Европа и все районы Средиземноморья хранят следы общего римского прошлого. Оно воскресает в храмах и триумфальных арках, в термах и виллах, акведуках и улицах, в надгробных надписях, изображениях богов, монетах и статуях, литературе и произведениях искусства римской эпохи. Желательно, чтобы эта книга внесла свой вклад в развитие истории Римской империи.

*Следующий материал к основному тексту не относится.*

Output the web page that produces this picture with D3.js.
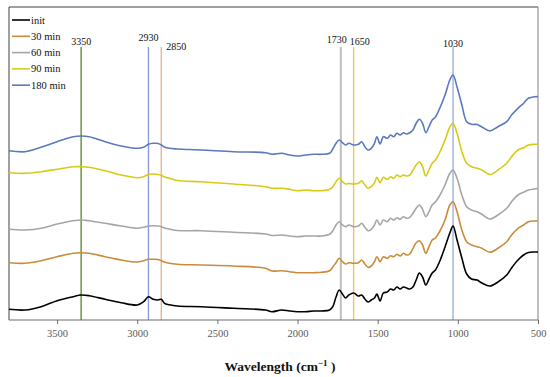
<!DOCTYPE html>
<html>
<head>
<meta charset="utf-8">
<script src="https://cdn.jsdelivr.net/npm/d3@7"></script>
<style>
  body { margin: 0; background: #fff; }
  svg { display: block; font-family: "Liberation Serif", "DejaVu Serif", serif; }
</style>
</head>
<body>
<svg id="chart"></svg>
<script>
// wavenumbers (cm-1) shared by all spectra
const wavenumbers = [3800, 3700, 3600, 3500, 3400, 3350, 3300, 3200, 3100, 3000,
  2960, 2930, 2900, 2870, 2850, 2830, 2800, 2750, 2600, 2400,
  2200, 2160, 2100, 2050, 2000, 1950, 1900, 1850, 1800, 1780,
  1760, 1740, 1720, 1700, 1680, 1650, 1620, 1600, 1580, 1560,
  1540, 1520, 1505, 1485, 1465, 1440, 1420, 1400, 1380, 1360,
  1340, 1320, 1300, 1280, 1260, 1240, 1220, 1200, 1180, 1160,
  1140, 1115, 1080, 1050, 1030, 1005, 975, 945, 915, 880,
  850, 800, 750, 695, 665, 625, 590, 560, 520, 500];

// stacked absorbance (a.u.)
const init = [0.107, 0.100, 0.133, 0.193, 0.233, 0.250, 0.243, 0.207, 0.173, 0.150,
  0.183, 0.233, 0.207, 0.200, 0.207, 0.167, 0.153, 0.140, 0.133, 0.117,
  0.100, 0.083, 0.100, 0.090, 0.083, 0.083, 0.090, 0.090, 0.100, 0.133,
  0.230, 0.300, 0.260, 0.220, 0.250, 0.270, 0.240, 0.250, 0.210, 0.180,
  0.200, 0.220, 0.260, 0.190, 0.270, 0.280, 0.310, 0.300, 0.330, 0.310,
  0.330, 0.320, 0.310, 0.330, 0.400, 0.470, 0.430, 0.350, 0.410, 0.470,
  0.500, 0.580, 0.730, 0.870, 0.940, 0.800, 0.620, 0.460, 0.410, 0.400,
  0.370, 0.340, 0.380, 0.450, 0.520, 0.600, 0.650, 0.675, 0.680, 0.680];

const min30 = [0.573, 0.567, 0.593, 0.633, 0.667, 0.673, 0.667, 0.633, 0.600, 0.580,
  0.593, 0.607, 0.607, 0.605, 0.593, 0.580, 0.567, 0.557, 0.550, 0.540,
  0.517, 0.490, 0.493, 0.483, 0.473, 0.473, 0.473, 0.477, 0.493, 0.530,
  0.573, 0.617, 0.583, 0.560, 0.573, 0.567, 0.573, 0.600, 0.560, 0.527,
  0.540, 0.583, 0.633, 0.583, 0.633, 0.617, 0.643, 0.633, 0.657, 0.640,
  0.667, 0.650, 0.660, 0.717, 0.773, 0.793, 0.750, 0.667, 0.733, 0.800,
  0.820, 0.880, 1.000, 1.150, 1.183, 1.083, 0.900, 0.783, 0.750, 0.733,
  0.717, 0.677, 0.717, 0.783, 0.850, 0.917, 0.950, 0.983, 0.990, 0.990];

const min60 = [0.907, 0.900, 0.917, 0.960, 0.993, 1.000, 0.993, 0.967, 0.940, 0.917,
  0.927, 0.940, 0.943, 0.940, 0.933, 0.920, 0.910, 0.895, 0.893, 0.877,
  0.860, 0.845, 0.850, 0.840, 0.833, 0.840, 0.840, 0.840, 0.857, 0.893,
  0.950, 0.983, 0.950, 0.933, 0.950, 0.933, 0.940, 0.967, 0.927, 0.893,
  0.907, 0.950, 1.000, 0.950, 1.000, 0.983, 1.017, 1.000, 1.023, 1.007,
  1.033, 1.017, 1.027, 1.067, 1.117, 1.150, 1.107, 1.033, 1.083, 1.150,
  1.180, 1.240, 1.350, 1.467, 1.500, 1.417, 1.250, 1.133, 1.100, 1.083,
  1.057, 1.010, 1.050, 1.117, 1.183, 1.250, 1.277, 1.300, 1.310, 1.315];

const min90 = [1.473, 1.467, 1.483, 1.507, 1.533, 1.533, 1.527, 1.493, 1.450, 1.423,
  1.433, 1.457, 1.460, 1.455, 1.447, 1.430, 1.417, 1.395, 1.383, 1.360,
  1.333, 1.317, 1.317, 1.307, 1.293, 1.300, 1.293, 1.293, 1.307, 1.333,
  1.383, 1.417, 1.383, 1.360, 1.365, 1.360, 1.367, 1.393, 1.350, 1.317,
  1.333, 1.373, 1.427, 1.373, 1.427, 1.407, 1.433, 1.417, 1.450, 1.433,
  1.450, 1.440, 1.450, 1.500, 1.550, 1.583, 1.533, 1.440, 1.500, 1.567,
  1.600, 1.670, 1.800, 1.930, 1.967, 1.867, 1.683, 1.567, 1.533, 1.517,
  1.500, 1.455, 1.500, 1.567, 1.633, 1.700, 1.723, 1.750, 1.757, 1.757];

const min180 = [1.693, 1.683, 1.727, 1.783, 1.833, 1.840, 1.833, 1.783, 1.740, 1.717,
  1.727, 1.757, 1.767, 1.765, 1.750, 1.730, 1.717, 1.710, 1.700, 1.683,
  1.673, 1.657, 1.667, 1.650, 1.640, 1.650, 1.657, 1.657, 1.667, 1.710,
  1.767, 1.800, 1.773, 1.750, 1.767, 1.750, 1.757, 1.783, 1.733, 1.700,
  1.717, 1.767, 1.833, 1.760, 1.833, 1.817, 1.850, 1.833, 1.867, 1.850,
  1.873, 1.860, 1.873, 1.900, 1.967, 2.007, 1.967, 1.873, 1.933, 2.000,
  2.030, 2.110, 2.250, 2.400, 2.450, 2.330, 2.150, 1.983, 1.957, 1.955,
  1.930, 1.890, 1.933, 1.983, 2.050, 2.117, 2.167, 2.217, 2.233, 2.233];

const seriesNames = ["init", "30 min", "60 min", "90 min", "180 min"];
const seriesValues = [init, min30, min60, min90, min180];
const seriesColors = ["#000000", "#C98C3A", "#A5A5A5", "#D8CB17", "#5B79BD"];

// marked bands
const markerWaves = [3350, 2930, 2850, 1730, 1650, 1030];
const markerColors = ["#5E8F2F", "#8F9CD8", "#E9B58C", "#BFBFBF", "#F2C84E", "#9DB2DF"];

const xTicks = [3500, 3000, 2500, 2000, 1500, 1000, 500];

const width = 550, height = 377;
const m = { left: 9, right: 538, top: 7, bottom: 320 };

const svg = d3.select("#chart").attr("width", width).attr("height", height);

const x = d3.scaleLinear().domain([3800, 500]).range([m.left, m.right]);
const y = d3.scaleLinear().domain([0, 3.13]).range([m.bottom, m.top]);

// plot frame
svg.append("line").attr("x1", m.left).attr("x2", m.right).attr("y1", m.top).attr("y2", m.top)
  .attr("stroke", "#404040").attr("stroke-width", 1);
svg.append("line").attr("x1", m.left).attr("x2", m.left).attr("y1", m.top).attr("y2", m.bottom)
  .attr("stroke", "#404040").attr("stroke-width", 1);
svg.append("line").attr("x1", m.right).attr("x2", m.right).attr("y1", m.top).attr("y2", m.bottom)
  .attr("stroke", "#808080").attr("stroke-width", 1);

// marker lines + labels
const labelDx = [0, 0, 15, -4, 6, 0];
const labelY = [45, 41, 50, 43, 45, 47];
const markerTop = 47;

markerWaves.forEach((w, i) => {
  svg.append("line")
    .attr("x1", x(w)).attr("x2", x(w))
    .attr("y1", markerTop).attr("y2", m.bottom)
    .attr("stroke", markerColors[i])
    .attr("stroke-width", i === 3 ? 2 : 1.4);
  svg.append("text")
    .attr("x", x(w) + labelDx[i])
    .attr("y", labelY[i])
    .attr("text-anchor", "middle")
    .attr("font-size", "10px")
    .attr("fill", "#111")
    .text(w);
});

// spectra
const line = d3.line()
  .x((d, i) => x(wavenumbers[i]))
  .y(d => y(d))
  .curve(d3.curveCatmullRom.alpha(0.5));

seriesValues.forEach((vals, i) => {
  svg.append("path")
    .datum(vals)
    .attr("fill", "none")
    .attr("stroke", seriesColors[i])
    .attr("stroke-width", 1.6)
    .attr("stroke-linejoin", "round")
    .attr("d", line);
});

// x axis
const xAxis = svg.append("g")
  .attr("transform", `translate(0,${m.bottom})`)
  .call(d3.axisBottom(x).tickValues(xTicks).tickFormat(d3.format("d"))
    .tickSize(4).tickSizeOuter(0).tickPadding(6));
xAxis.select(".domain").attr("stroke", "#6b6b6b").attr("stroke-width", 1.2)
  .attr("d", `M${m.left},0H${m.right}`);
xAxis.selectAll(".tick line").attr("stroke", "#6b6b6b");
xAxis.selectAll(".tick text")
  .attr("fill", "#595959")
  .attr("font-size", "10.5px")
  .attr("font-family", "Liberation Serif, DejaVu Serif, serif");

// axis title
const title = svg.append("text")
  .attr("x", 280)
  .attr("y", 371)
  .attr("text-anchor", "middle")
  .attr("font-size", "13.5px")
  .attr("font-weight", "bold")
  .attr("fill", "#111");
title.append("tspan").text("Wavelength (cm");
title.append("tspan").attr("dy", -5).attr("font-size", "9px").text("\u22121");
title.append("tspan").attr("dy", 5).text(" )");

// legend
const legend = svg.append("g").attr("transform", "translate(12,20)");
seriesNames.forEach((name, i) => {
  const g = legend.append("g").attr("transform", `translate(0,${i * 16.3})`);
  g.append("line").attr("x1", 0).attr("x2", 18).attr("y1", 0).attr("y2", 0)
    .attr("stroke", seriesColors[i]).attr("stroke-width", 1.6);
  g.append("text").attr("x", 19).attr("y", 3.5)
    .attr("font-size", "10.5px").attr("fill", "#111").text(name);
});
</script>
</body>
</html>
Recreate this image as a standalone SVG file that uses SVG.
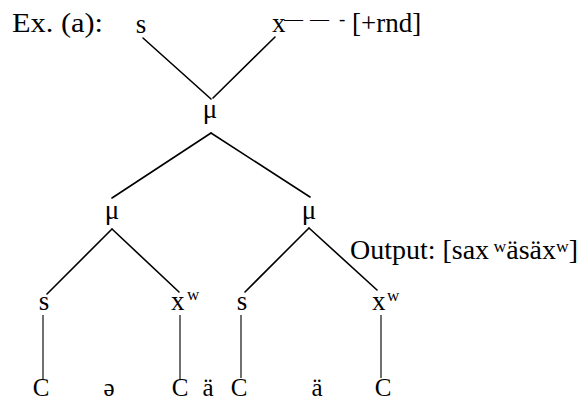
<svg xmlns="http://www.w3.org/2000/svg" width="579" height="403" viewBox="0 0 579 403" font-family="'Liberation Serif', 'DejaVu Serif', serif">
<style>
text{font-family:'Liberation Serif','DejaVu Serif',serif;fill:#000;font-size:27px}
.c{text-anchor:middle}
.sup{font-size:17px}
.dash{font-size:19px}
.edge{stroke:#000;stroke-width:1.6;fill:none;stroke-linecap:round}
.vert{stroke:#111;stroke-width:1.2;fill:none}
.bot{font-size:25px;text-anchor:middle}
</style>
<rect width="579" height="403" fill="#fff"/>
<g id="header">
<text x="12" y="32" textLength="91" lengthAdjust="spacingAndGlyphs" font-family="'Liberation Serif', serif">Ex. (a):</text>
</g>
<g id="connectors">
<line class="edge" x1="143" y1="38" x2="211" y2="99"/>
<line class="edge" x1="275" y1="37" x2="213" y2="98"/>
<line class="edge" x1="211" y1="133" x2="112" y2="198"/>
<line class="edge" x1="211" y1="133" x2="310" y2="197"/>
<line class="edge" x1="112" y1="229" x2="47" y2="294"/>
<line class="edge" x1="112" y1="229" x2="179" y2="292"/>
<line class="edge" x1="309" y1="228" x2="245" y2="292"/>
<line class="edge" x1="309" y1="228" x2="377" y2="290"/>
<line class="vert" x1="43" y1="315" x2="43" y2="380"/>
<line class="vert" x1="180" y1="315" x2="180" y2="380"/>
<line class="vert" x1="241" y1="315" x2="241" y2="378"/>
<line class="vert" x1="381" y1="315" x2="381" y2="378"/>
</g>
<g id="top-s"><text class="c" x="141" y="33" font-family="'Liberation Serif', serif">s</text></g>
<g id="top-x"><text x="272" y="32" font-family="'Liberation Serif', serif">x<tspan class="dash" x="284" y="25">— </tspan><tspan class="dash" x="310" y="25">— </tspan><tspan class="dash" x="339" y="25">-</tspan><tspan x="352" y="32">[+rnd]</tspan></text></g>
<g id="mu-top"><text class="c" x="210" y="118" font-family="'Liberation Serif', serif">μ</text></g>
<g id="mu-left"><text class="c" x="112" y="219" font-family="'Liberation Serif', serif">μ</text></g>
<g id="mu-right"><text class="c" x="309" y="219" font-family="'Liberation Serif', serif">μ</text></g>
<g id="s1"><text class="c" x="44" y="310" font-family="'Liberation Serif', serif">s</text></g>
<g id="xw1"><text x="171" y="310" font-family="'Liberation Serif', serif">x<tspan class="sup" x="187" y="300">w</tspan></text></g>
<g id="s2"><text class="c" x="242" y="310" font-family="'Liberation Serif', serif">s</text></g>
<g id="xw2"><text x="372" y="310" font-family="'Liberation Serif', serif">x<tspan class="sup" x="387" y="301">w</tspan></text></g>
<g id="output"><text x="350" y="259" textLength="228" lengthAdjust="spacingAndGlyphs" font-family="'Liberation Serif', serif">Output: [sax<tspan class="sup" dy="-7"> w</tspan><tspan dy="7">äsäx</tspan><tspan class="sup" dy="-7">w</tspan><tspan dy="7">]</tspan></text></g>
<g id="bottom">
<text class="bot" x="41" y="396" font-family="'Liberation Serif', serif">C</text>
<text class="bot" x="109" y="396" font-family="'Liberation Serif', serif">ə</text>
<text class="bot" x="180" y="396" font-family="'Liberation Serif', serif">C</text>
<text class="bot" x="208" y="396" font-family="'Liberation Serif', serif">ä</text>
<text class="bot" x="239" y="396" font-family="'Liberation Serif', serif">C</text>
<text class="bot" x="317" y="396" font-family="'Liberation Serif', serif">ä</text>
<text class="bot" x="383" y="396" font-family="'Liberation Serif', serif">C</text>
</g>
</svg>
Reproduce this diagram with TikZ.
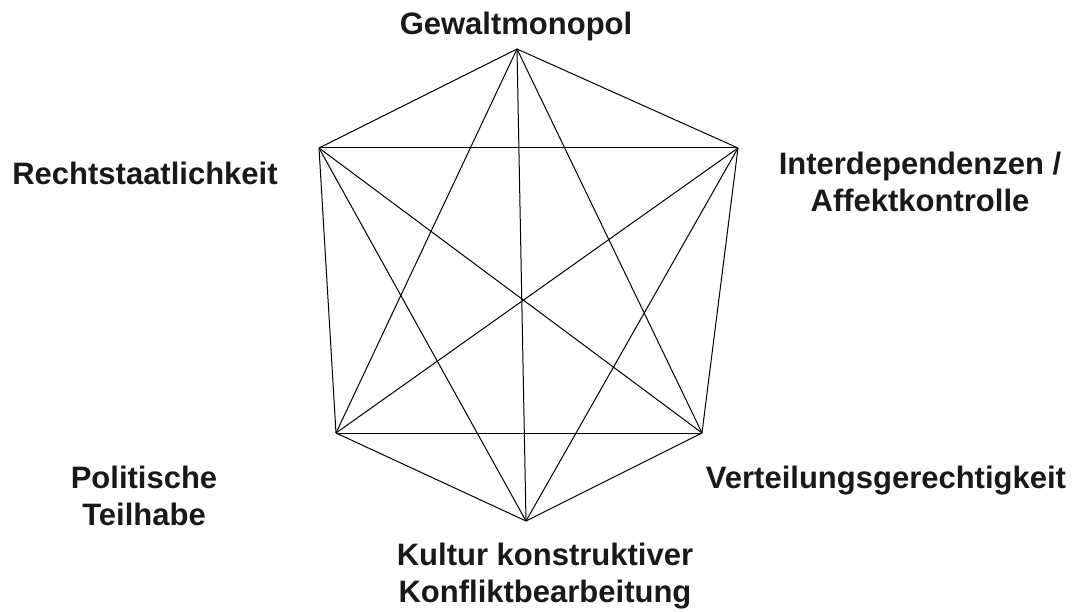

Римская республика и ее империя
Историческая формация Римской республики завораживала современников и потомков, правда по совершенно разным мотивам. Прежде всего впечатляют динамика и размах власти, то есть тот факт, что из ничем не замечательной с точки зрения экономического, культурного и военного потенциала республики в период III—II вв. до н.э. образовалось государство, которому удалось достичь власти над всем Средиземноморьем. Во-вторых, импонировала стабильность этого «общинного государства», явно образцовое разрешение конфликтов социальных, выживание после катастрофических военных, будь то вторжение галлов и дальнейшее разрушение «старого» Рима или тяжелое поражение при Каннах в 216 г. до н.э.
В-третьих, Рим превратился в символ республиканских традиций: он стал примером целенаправленной и эффективной организации политически автономной, самоуправляющейся гражданской общины. Конституция Рима, бывшая гарантом легендарной «свободы», считается идеальной. Наконец, в-четвертых, поражает структура римского политического союзничества — дифференцированной системы политического союза, в котором, с одной стороны, признавалось местное самоуправление союзников в тех местах, где власть Рима не была постоянно представлена, с другой, было обеспечено основополагающее политическое главенство Рима, прежде всего мобилизация военного потенциала союзников в интересах Рима.